Brussels Sprouts as an Alternative Crop for Southwest Virginia

Gregory E. Welbaum


  1. METHODOLOGY
  2. RESULTS AND DISCUSSION
  3. CONCLUSIONS
  4. REFERENCES
  5. Table 1

Although over 750 ha of summer cabbage are produced annually in Southwest Virginia (Vavrina 1988), the cabbage industry in this region often suffers from low market prices due to excess production and inadequate marketing strategies. Replacing cabbage hectareage with another high value crop, such as Brussels sprouts, could raise cabbage prices by limiting production and provide additional income from a second crop. Brussels sprouts have much greater cold hardiness than cabbage and other alternative vegetable crops being considered for the region.
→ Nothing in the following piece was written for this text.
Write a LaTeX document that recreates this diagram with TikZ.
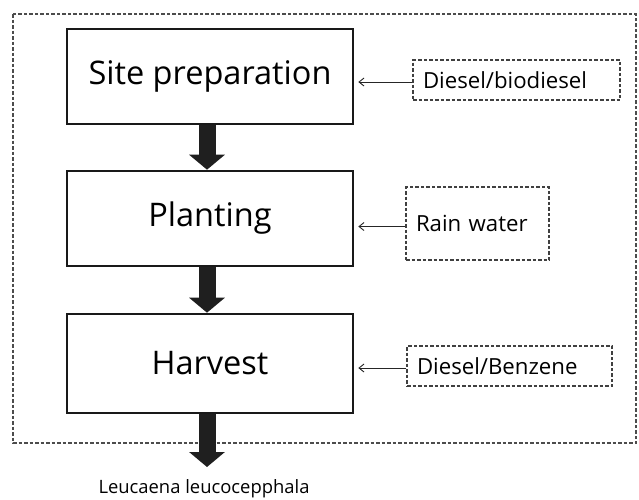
\documentclass[tikz,border=0pt]{standalone}
\usepackage{fontspec}
\setmainfont{Open Sans}
\usetikzlibrary{arrows.meta}
\begin{document}
\begin{tikzpicture}[x=1pt,y=-1pt,
  stage/.style={draw=black!90, line width=2.6pt, fill=white, minimum width=286pt, font=\fontsize{32.5}{35}\selectfont, inner sep=0pt},
  inputbox/.style={draw=black!75, line width=1.1pt, dash pattern=on 3.5pt off 2pt, minimum height=40pt, inner xsep=10pt, align=left, font=\fontsize{22.2}{25}\selectfont},
  flowarrow/.style={line width=17pt, draw=black!88, -{Triangle[width=35pt,length=15pt]}},
  feed/.style={line width=0.9pt, draw=black!85, -{Straight Barb[length=5pt,width=8pt]}, shorten >=4pt},
  outline/.style={draw=black!70, line width=1.1pt, dash pattern=on 3.5pt off 2pt}
]
\useasboundingbox (0,0) rectangle (639,499);
\fill[white] (0,0) rectangle (639,499);
\draw[outline] (13,14) rectangle (636,443);

\node[stage, minimum height=95pt] (b1) at (210,76.5) {Site preparation};
\node[stage, minimum height=95pt] (b2) at (210,218.5) {Planting};
\node[stage, minimum height=99pt] (b3) at (210,363.5) {Harvest};

\node[inputbox, text width=187pt] (i1) at (516.5,80) {Diesel/biodiesel};
\node[inputbox, text width=123pt, minimum height=73pt] (i2) at (477.5,223.5) {Rain water};
\node[inputbox, text width=185pt] (i3) at (509.5,366) {Diesel/Benzene};

\coordinate (out) at (207,467);
\node[font=\fontsize{18.4}{21}\selectfont] (prod) at (204,489) {Leucaena leucocepphala};

\draw[flowarrow] ([xshift=-3pt]b1.south) -- ([xshift=-3pt]b2.north);
\draw[flowarrow] ([xshift=-3pt]b2.south) -- ([xshift=-3pt]b3.north);
\draw[flowarrow] ([xshift=-3pt]b3.south) -- (out);

\draw[feed] ([yshift=-2pt]i1.west) -- ([yshift=-2pt]i1.west -| b1.east);
\draw[feed] ([yshift=-3pt]i2.west) -- ([yshift=-3pt]i2.west -| b2.east);
\draw[feed] ([yshift=-2pt]i3.west) -- ([yshift=-2pt]i3.west -| b3.east);
\end{tikzpicture}
\end{document}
The introduction of Brussels sprouts would allow growers to produce a vegetable crop in the fall and early winter when labor is more readily available and other vegetables are out of season. Since cabbage and Brussels sprouts require similar cultural practices, Brussels sprouts production would require only a modest investment in new harvesting equipment and minimal retraining of growers and farm laborers.

METHODOLOGY

Nine Brussels sprouts (Brassica oleracea L., Gemmifera group) cultivars were evaluated for growth and yield for the first time in Southwest Virginia: 'Rider', 'Golfer', and 'Boxer' (Seed Way Inc., P.O. 250, Hall, NY 14463); 'Pilar', 'Lunet', 'RS88032', and 'Dolmic' (Royal Sluis, 1293 Harkins Road, Salinas, CA 93901);'Royal Marvel' and 'Prince Marvel' (Sakata Seeds America Inc., P.O. Box 880, 18095 Serene Drive, Morgan Hill, CA 95038).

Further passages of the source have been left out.